Changhai Xu and Benjamin Kuipers. 2010.
Towards the Object Semantic Hierarchy.
Ninth IEEE Int. Conf. on Development and Learning (ICDL-10).
An intelligent agent, embedded in the physical world, will receive a high-dimensional ongoing stream of lowlevel sensory input. In order to understand and manipulate the world, the agent must be capable of learning high-level concepts. Object is one such concept. We are developing the Object Semantic Hierarchy (OSH), which consists of multiple representations with different ontologies. The OSH factors the problems of object perception so that intermediate states of knowledge about an object have natural representations, with relatively easy transitions from less structured to more structured representations. Each layer in the hierarchy builds an explanation of the sensory input stream, in terms of a stochastic model consisting of a deterministic model and an unexplained ``noise'' term. Each layer is constructed by identifying new invariants from the previous layer.
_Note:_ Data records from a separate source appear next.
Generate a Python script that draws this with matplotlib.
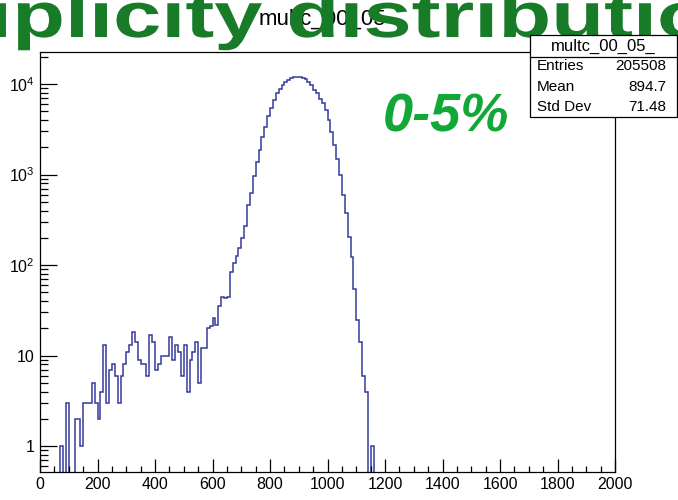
import numpy as np
import matplotlib.pyplot as plt
from matplotlib.ticker import FixedLocator, MultipleLocator, LogLocator, NullFormatter
from matplotlib.patches import Rectangle
from matplotlib.patheffects import AbstractPathEffect
from matplotlib.transforms import Affine2D

plt.rcParams['font.family'] = ['Liberation Sans', 'DejaVu Sans']
plt.rcParams['mathtext.fontset'] = 'custom'
plt.rcParams['mathtext.rm'] = 'Liberation Sans'
plt.rcParams['mathtext.it'] = 'Liberation Sans:italic'
plt.rcParams['mathtext.bf'] = 'Liberation Sans:bold'

#%% data (10-unit bins from 0 to 2000)
bin_edges = np.arange(0, 2001, 10)
filled_counts = [0, 0, 0, 0, 0, 0, 0, 1, 0, 3,        # 0-99
                 0, 0, 2, 2, 1, 3, 3, 3, 5, 3,        # 100-199
                 2, 4, 13, 3, 7, 8, 6, 3, 6, 8,       # 200-299
                 11, 13, 18, 14, 9, 8, 8, 6, 17, 14,  # 300-399
                 7, 8, 10, 10, 10, 16, 9, 13, 11, 6,  # 400-499
                 13, 4, 9, 11, 14, 5, 12, 12, 20, 21,  # 500-599
                 26, 22, 35, 44, 43, 44, 84, 106, 126, 155,  # 600-699
                 197, 268, 460, 630, 975, 1385, 1880, 2570, 3375, 4425,  # 700-799
                 5385, 6650, 7890, 8740, 9750, 10600, 11150, 11650, 11950, 12050,  # 800-899
                 12000, 11800, 11300, 10600, 9750, 8600, 7900, 6800, 6100, 5160,  # 900-999
                 4000, 2970, 2120, 1470, 987, 600, 378, 206, 122, 55,  # 1000-1099
                 25, 14, 6, 4, 0, 1]                  # 1100-1159
counts = np.zeros(len(bin_edges) - 1)
counts[:len(filled_counts)] = filled_counts

hist_name = 'multc_00_05'
stat_labels = ['Entries', 'Mean', 'Std Dev']
stat_values = ['205508', '894.7', '71.48']
y_ticks = [1, 10, 100, 1000, 10000]
y_tick_labels = ['1', '10', '$10^{2}$', '$10^{3}$', '$10^{4}$']


class Stretch(AbstractPathEffect):
    # widen glyphs horizontally around the text origin
    def __init__(self, sx):
        super().__init__()
        self.sx = sx

    def draw_path(self, renderer, gc, tpath, affine, rgbFace=None):
        renderer.draw_path(gc, tpath, Affine2D().scale(self.sx, 1.0) + affine, rgbFace)


W, H = 678, 500
fig = plt.figure(figsize=(6.78, 5.0), dpi=100)
ax = fig.add_axes([40/W, 28/H, 575/W, 420/H])

# zero bins are pushed below the frame so the line drops to the axis
shown = np.where(counts > 0, counts, 1e-2)
ax.stairs(shown, bin_edges, baseline=None, color='#35399b', lw=1.1)

ax.set_yscale('log')
ax.set_xlim(0, 2000)
ax.set_ylim(0.516, 22600)

ax.xaxis.set_major_locator(MultipleLocator(200))
ax.xaxis.set_minor_locator(MultipleLocator(50))
ax.yaxis.set_major_locator(FixedLocator(y_ticks))
ax.set_yticklabels(y_tick_labels)
ax.yaxis.set_minor_locator(LogLocator(base=10, subs=np.arange(2, 10)))
ax.yaxis.set_minor_formatter(NullFormatter())

ax.tick_params(axis='x', which='major', direction='in', length=9.1, width=0.9, labelsize=11.5, pad=3.5)
ax.tick_params(axis='x', which='minor', direction='in', length=4.5, width=0.9)
ax.tick_params(axis='y', which='major', direction='in', length=12.2, width=0.9, labelsize=11.5, pad=4)
ax.tick_params(axis='y', which='minor', direction='in', length=6.1, width=0.9)
for sp in ax.spines.values():
    sp.set_linewidth(0.9)

# title of the histogram (partly hidden under the green label)
fig.text(322/W, 1 - 19/H, hist_name, ha='center', va='center', fontsize=16, zorder=3)

# big green label, cropped by the canvas edges
big = fig.text(-190/W, 1 - 37/H, 'Multiplicity distribution', ha='left', va='baseline',
               fontsize=46, fontweight='bold', color='#177b27', zorder=4)
big.set_path_effects([Stretch(1.356)])

fig.text(383/W, 1 - 131/H, '0-5%', ha='left', va='baseline', fontsize=39,
         fontweight='bold', fontstyle='italic', color='#12a838')

# stats box
bx0, bx1, by0, by1, bymid = 530, 677, 117, 35, 57
fig.patches.append(Rectangle((bx0/W, 1 - by0/H), (bx1 - bx0)/W, (by0 - by1)/H,
                             transform=fig.transFigure, facecolor='white',
                             edgecolor='black', lw=0.9, zorder=6))
fig.add_artist(plt.Line2D([bx0/W, bx1/W], [1 - bymid/H, 1 - bymid/H],
                          transform=fig.transFigure, color='black', lw=0.9, zorder=7))
fig.text((bx0 + bx1)/2/W, 1 - 46/H, hist_name + '_', ha='center', va='center',
         fontsize=12, zorder=8)
for i, (lab, val) in enumerate(zip(stat_labels, stat_values)):
    yy = 1 - (66 + 20.7*i)/H
    fig.text(537/W, yy, lab, ha='left', va='center', fontsize=11, zorder=8)
    fig.text(666/W, yy, val, ha='right', va='center', fontsize=11, zorder=8)

fig.savefig('out.png', dpi=100)
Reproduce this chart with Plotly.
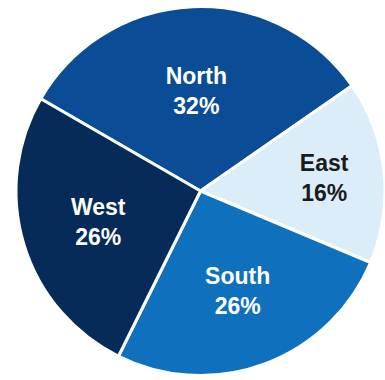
import plotly.graph_objects as go

regions = ["North", "East", "South", "West"]
shares = [32, 16, 26, 26]
slice_colors = ["#0b4c97", "#dcedfa", "#0f70bd", "#062b58"]
label_colors = ["#ffffff", "#1a1a1a", "#ffffff", "#ffffff"]

W, H = 385, 380
cx, cy, r = 201, 191, 185

fig = go.Figure(
    go.Pie(
        labels=regions,
        values=shares,
        sort=False,
        direction="clockwise",
        rotation=-60,
        marker=dict(colors=slice_colors, line=dict(color="#ffffff", width=3)),
        texttemplate="<b>%{label}</b><br><b>%{value}%</b>",
        textposition="inside",
        insidetextorientation="horizontal",
        textfont=dict(family="Arial, Liberation Sans, sans-serif", size=23, color=label_colors),
        hoverinfo="label+percent",
        showlegend=False,
        domain=dict(
            x=[(cx - r) / W, min(1, (cx + r) / W)],
            y=[(H - cy - r) / H, (H - cy + r) / H],
        ),
    )
)

fig.update_layout(
    width=W,
    height=H,
    margin=dict(l=0, r=0, t=0, b=0),
    paper_bgcolor="#ffffff",
    plot_bgcolor="#ffffff",
)

fig.write_html("out.html")
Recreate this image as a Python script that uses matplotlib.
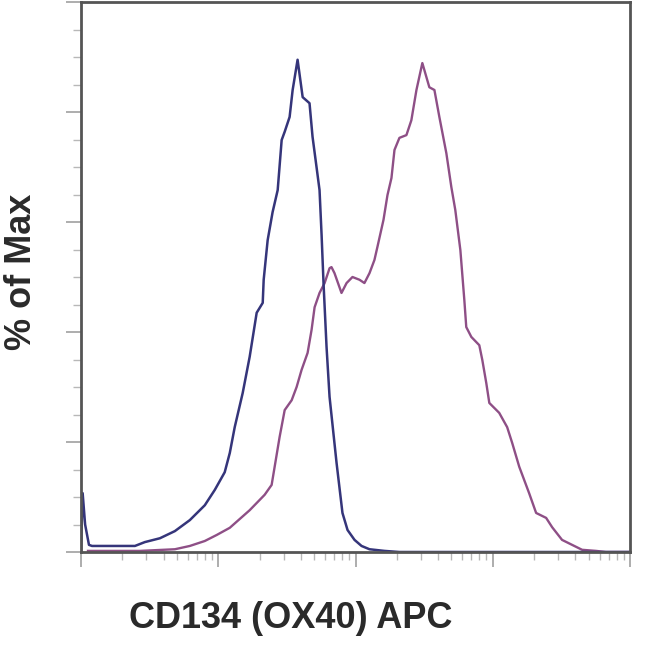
import matplotlib
matplotlib.use("Agg")
import matplotlib.pyplot as plt
import numpy as np

# Histogram traces
# x: display position in decades (0 = left edge, 4 = right edge), y: % of Max
isotype_x = [0.000, 0.012, 0.030, 0.058, 0.080, 0.393, 0.465, 0.575, 0.684, 0.793,
             0.902, 0.975, 1.047, 1.084, 1.120, 1.178, 1.229, 1.280, 1.324, 1.331,
             1.360, 1.396, 1.433, 1.462, 1.484, 1.520, 1.542, 1.578, 1.615, 1.665,
             1.687, 1.716, 1.738, 1.753, 1.767, 1.789, 1.811, 1.862, 1.905, 1.942,
             1.993, 2.044, 2.102, 2.211, 2.320, 3.993]
isotype_y = [0.0, 10.7, 5.0, 1.3, 1.1, 1.1, 1.8, 2.5, 3.8, 5.8,
             8.5, 11.3, 14.5, 18.0, 22.7, 28.9, 35.5, 43.5, 45.3, 49.5,
             56.7, 61.8, 65.8, 74.9, 76.4, 79.1, 84.0, 89.5, 82.7, 81.6,
             75.5, 70.0, 65.8, 57.6, 48.9, 37.3, 28.2, 16.2, 7.1, 4.0,
             2.2, 1.1, 0.5, 0.2, 0.0, 0.0]

stained_x = [0.051, 0.429, 0.684, 0.793, 0.902, 0.989, 1.084, 1.229, 1.338, 1.389,
             1.411, 1.447, 1.484, 1.535, 1.571, 1.607, 1.651, 1.680, 1.702, 1.738,
             1.775, 1.811, 1.825, 1.847, 1.898, 1.935, 1.978, 2.029, 2.065, 2.102,
             2.138, 2.160, 2.204, 2.233, 2.262, 2.284, 2.320, 2.371, 2.407, 2.444,
             2.487, 2.538, 2.575, 2.611, 2.662, 2.698, 2.727, 2.764, 2.793, 2.807,
             2.844, 2.902, 2.924, 2.953, 2.975, 3.047, 3.105, 3.142, 3.193, 3.265,
             3.316, 3.389, 3.433, 3.505, 3.578, 3.651, 3.753, 3.825, 3.993]
stained_y = [0.2, 0.2, 0.5, 1.1, 2.0, 3.1, 4.4, 7.6, 10.4, 12.2,
             15.5, 20.9, 25.8, 27.6, 30.0, 33.1, 36.2, 40.4, 44.5, 47.1,
             48.9, 51.6, 51.8, 50.7, 47.1, 48.9, 50.0, 49.5, 48.9, 50.7,
             53.1, 55.5, 60.4, 64.9, 68.0, 73.1, 75.3, 75.8, 78.5, 84.0,
             88.9, 84.5, 84.0, 79.1, 72.5, 66.4, 62.2, 54.9, 45.8, 40.9,
             39.1, 37.6, 34.9, 30.7, 27.1, 25.3, 22.7, 19.8, 15.5, 10.7,
             7.1, 6.2, 4.5, 2.2, 1.3, 0.4, 0.2, 0.0, 0.0]

x_label = "CD134 (OX40) APC"
y_label = "% of Max"

plt.rcParams['font.family'] = ['Liberation Sans', 'DejaVu Sans']

fig = plt.figure(figsize=(6.5, 6.5), dpi=100)
ax = fig.add_axes([81 / 650, 98 / 650, 549 / 650, 550 / 650])

ax.plot(stained_x, stained_y, color='#8e4f86', lw=1.7)
ax.plot(isotype_x, isotype_y, color='#35357a', lw=1.8)

ax.set_xlim(0, 4)
ax.set_ylim(0, 100)

# log-style decade ticks
major_x = np.arange(0, 5)
minor_x = [d + np.log10(k) for d in range(4) for k in range(2, 10)]
ax.set_xticks(major_x)
ax.set_xticks(minor_x, minor=True)
ax.set_yticks(np.arange(0, 101, 20))
ax.set_yticks(np.arange(0, 101, 5), minor=True)
ax.set_xticklabels([])
ax.set_yticklabels([])
ax.tick_params(which='major', length=11, width=1.2, color='#a0a0a0', direction='out')
ax.tick_params(which='minor', length=6, width=1.0, color='#b8b8b8', direction='out')

for s in ax.spines.values():
    s.set_color('#555555')
    s.set_linewidth(2)

fig.text(291 / 650, 22 / 650, x_label, fontsize=26, fontweight='bold',
         color='#2a2a2a', ha='center', va='baseline')
fig.text(22 / 650, 378 / 650, y_label, fontsize=26, fontweight='bold',
         color='#2a2a2a', ha='center', va='center', rotation=90)

fig.savefig("out.png", dpi=100)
In the final model, the scene is explained in terms of constant background and object models, and lowdimensional pose trajectories of the observer and the foreground objects.
The object representations in the OSH range from 2D views, to 2D planar components with 3D poses, to structured 3D models of objects. This paper describes the framework of the Object Semantic Hierarchy, and presents the current implementation and experimental results.